• YOUR TASK: Set down each line of the material that follows, exactly, with no pictures.

==========

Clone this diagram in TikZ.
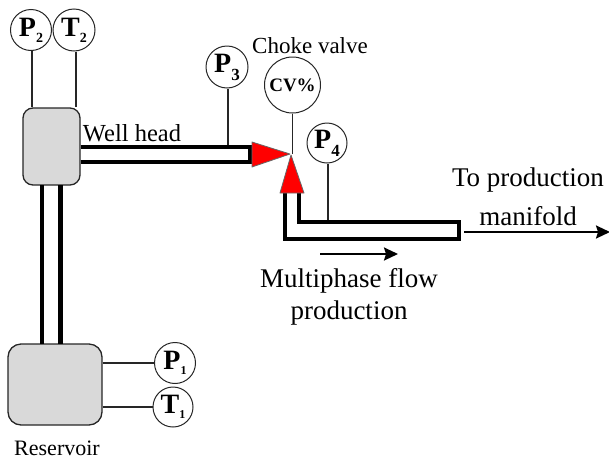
\documentclass[tikz,border=0pt]{standalone}
\usepackage{fontspec}
\setmainfont{Liberation Serif}
\usetikzlibrary{arrows.meta}
\newcommand{\gauge}[4]{{\fontsize{28}{28}\selectfont\bfseries #1\raisebox{#4}{\fontsize{#3}{#3}\selectfont #2}}}
\tikzset{
  x=1pt,y=-1pt,
  gaugenode/.style={draw=black!85,circle,fill=white,inner sep=0pt,line width=1pt},
  lead/.style={draw=black!85,line width=1.1pt},
  vessel/.style={draw=black!85,fill=black!15,line width=1.3pt,inner sep=0pt},
  pipewall/.style={line width=4.6pt,black},
  valvetri/.style={fill=red,draw=black!60,line width=0.8pt,line join=round},
  flowarrow/.style={line width=2.2pt,-{Stealth[length=14pt,width=13pt,inset=2pt]}},
  lbl/.style={font=\fontsize{27}{32}\selectfont,align=center,inner sep=0pt}
}
\begin{document}
\begin{tikzpicture}
\useasboundingbox (0,0) rectangle (609,461);
% vessels
\node[vessel,rounded corners=10pt,minimum width=57pt,minimum height=77pt] (wh) at (51.5,146.5) {};
\node[vessel,rounded corners=13pt,minimum width=94pt,minimum height=81pt] (res) at (55,384.5) {};
% gauges
\node[gaugenode,minimum size=41pt] (p2) at (31,30) {\gauge{P}{2}{14}{-6pt}};
\node[gaugenode,minimum size=42pt] (t2) at (74,30) {\gauge{T}{2}{14}{-6pt}};
\node[gaugenode,minimum size=42pt] (p3) at (227,67) {\gauge{P}{3}{17}{-8pt}};
\node[gaugenode,minimum size=56pt] (cv) at (292.5,85) {{\fontsize{19}{19}\selectfont\bfseries CV\%}};
\node[gaugenode,minimum size=40pt] (p4) at (327,143) {\gauge{P}{4}{17}{-8pt}};
\node[gaugenode,minimum size=41pt] (p1) at (175,363) {\gauge{P}{1}{12}{-5pt}};
\node[gaugenode,minimum size=40pt] (t1) at (173,407) {\gauge{T}{1}{12}{-5pt}};
% named junctions
\coordinate (hpa) at (252,147);
\coordinate (hpb) at (252,162);
\coordinate (apex) at (290,154);
\coordinate (lowtop) at (299,222);
\coordinate (outlet) at (464,232);
\coordinate (outend) at (610,232);
\coordinate (flowa) at (320,254);
\coordinate (flowb) at (398,254);
% leads
\draw[lead] ([xshift=1pt]p2.south) -- ([xshift=1pt]p2.south |- wh.north);
\draw[lead] ([xshift=2pt]t2.south) -- ([xshift=2pt]t2.south |- wh.north);
\draw[lead] ([xshift=1pt]p3.south) -- ([xshift=1pt]p3.south |- hpa);
\draw[lead] (cv.south) -- (cv.south |- apex);
\draw[lead] ([xshift=1pt]p4.south) -- ([xshift=1pt]p4.south |- lowtop);
\draw[lead] (res.east |- p1) -- (p1.west);
\draw[lead] (res.east |- t1) -- (t1.west);
% pipes
\draw[pipewall] (42,185) -- (42,344);
\draw[pipewall] (60.5,185) -- (60.5,344);
\draw[pipewall] (wh.east |- hpa) -- (hpa);
\draw[pipewall] (wh.east |- hpb) -- (hpb);
\draw[pipewall] (250,145) -- (250,164);
\draw[pipewall,fill=white,miter limit=10] (285,190) -- (285,239) -- (459,239) -- (459,222) -- (lowtop) -- (299,190);
% valve
\draw[valvetri] (252,142) -- (apex) -- (252,167) -- cycle;
\draw[valvetri] (280,193) -- (291,155) -- (304,193) -- cycle;
% flow arrows
\draw[flowarrow] (outlet) -- (outend);
\draw[flowarrow] (flowa) -- (flowb);
% labels
\node[lbl,font=\fontsize{24.5}{28}\selectfont] (lwh) at (132,133) {Well head};
\node[lbl,font=\fontsize{23}{28}\selectfont] (lcv) at (310,46) {Choke valve};
\node[lbl] (lman) at (528,197) {To production\\[7pt]manifold};
\node[lbl] (lflow) at (349,297) {Multiphase flow\\production};
\node[lbl,font=\fontsize{22}{24}\selectfont] (lres) at (57,448) {Reservoir};
\end{tikzpicture}
\end{document}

==========

• RESULT:
Clone this diagram in TikZ.
\documentclass[tikz,border=0pt]{standalone}
\usepackage{fontspec}
\setmainfont{Liberation Serif}
\usetikzlibrary{arrows.meta}
\newcommand{\gauge}[4]{{\fontsize{28}{28}\selectfont\bfseries #1\raisebox{#4}{\fontsize{#3}{#3}\selectfont #2}}}
\tikzset{
  x=1pt,y=-1pt,
  gaugenode/.style={draw=black!85,circle,fill=white,inner sep=0pt,line width=1pt},
  lead/.style={draw=black!85,line width=1.1pt},
  vessel/.style={draw=black!85,fill=black!15,line width=1.3pt,inner sep=0pt},
  pipewall/.style={line width=4.6pt,black},
  valvetri/.style={fill=red,draw=black!60,line width=0.8pt,line join=round},
  flowarrow/.style={line width=2.2pt,-{Stealth[length=14pt,width=13pt,inset=2pt]}},
  lbl/.style={font=\fontsize{27}{32}\selectfont,align=center,inner sep=0pt}
}
\begin{document}
\begin{tikzpicture}
\useasboundingbox (0,0) rectangle (609,461);
% vessels
\node[vessel,rounded corners=10pt,minimum width=57pt,minimum height=77pt] (wh) at (51.5,146.5) {};
\node[vessel,rounded corners=13pt,minimum width=94pt,minimum height=81pt] (res) at (55,384.5) {};
% gauges
\node[gaugenode,minimum size=41pt] (p2) at (31,30) {\gauge{P}{2}{14}{-6pt}};
\node[gaugenode,minimum size=42pt] (t2) at (74,30) {\gauge{T}{2}{14}{-6pt}};
\node[gaugenode,minimum size=42pt] (p3) at (227,67) {\gauge{P}{3}{17}{-8pt}};
\node[gaugenode,minimum size=56pt] (cv) at (292.5,85) {{\fontsize{19}{19}\selectfont\bfseries CV\%}};
\node[gaugenode,minimum size=40pt] (p4) at (327,143) {\gauge{P}{4}{17}{-8pt}};
\node[gaugenode,minimum size=41pt] (p1) at (175,363) {\gauge{P}{1}{12}{-5pt}};
\node[gaugenode,minimum size=40pt] (t1) at (173,407) {\gauge{T}{1}{12}{-5pt}};
% named junctions
\coordinate (hpa) at (252,147);
\coordinate (hpb) at (252,162);
\coordinate (apex) at (290,154);
\coordinate (lowtop) at (299,222);
\coordinate (outlet) at (464,232);
\coordinate (outend) at (610,232);
\coordinate (flowa) at (320,254);
\coordinate (flowb) at (398,254);
% leads
\draw[lead] ([xshift=1pt]p2.south) -- ([xshift=1pt]p2.south |- wh.north);
\draw[lead] ([xshift=2pt]t2.south) -- ([xshift=2pt]t2.south |- wh.north);
\draw[lead] ([xshift=1pt]p3.south) -- ([xshift=1pt]p3.south |- hpa);
\draw[lead] (cv.south) -- (cv.south |- apex);
\draw[lead] ([xshift=1pt]p4.south) -- ([xshift=1pt]p4.south |- lowtop);
\draw[lead] (res.east |- p1) -- (p1.west);
\draw[lead] (res.east |- t1) -- (t1.west);
% pipes
\draw[pipewall] (42,185) -- (42,344);
\draw[pipewall] (60.5,185) -- (60.5,344);
\draw[pipewall] (wh.east |- hpa) -- (hpa);
\draw[pipewall] (wh.east |- hpb) -- (hpb);
\draw[pipewall] (250,145) -- (250,164);
\draw[pipewall,fill=white,miter limit=10] (285,190) -- (285,239) -- (459,239) -- (459,222) -- (lowtop) -- (299,190);
% valve
\draw[valvetri] (252,142) -- (apex) -- (252,167) -- cycle;
\draw[valvetri] (280,193) -- (291,155) -- (304,193) -- cycle;
% flow arrows
\draw[flowarrow] (outlet) -- (outend);
\draw[flowarrow] (flowa) -- (flowb);
% labels
\node[lbl,font=\fontsize{24.5}{28}\selectfont] (lwh) at (132,133) {Well head};
\node[lbl,font=\fontsize{23}{28}\selectfont] (lcv) at (310,46) {Choke valve};
\node[lbl] (lman) at (528,197) {To production\\[7pt]manifold};
\node[lbl] (lflow) at (349,297) {Multiphase flow\\production};
\node[lbl,font=\fontsize{22}{24}\selectfont] (lres) at (57,448) {Reservoir};
\end{tikzpicture}
\end{document}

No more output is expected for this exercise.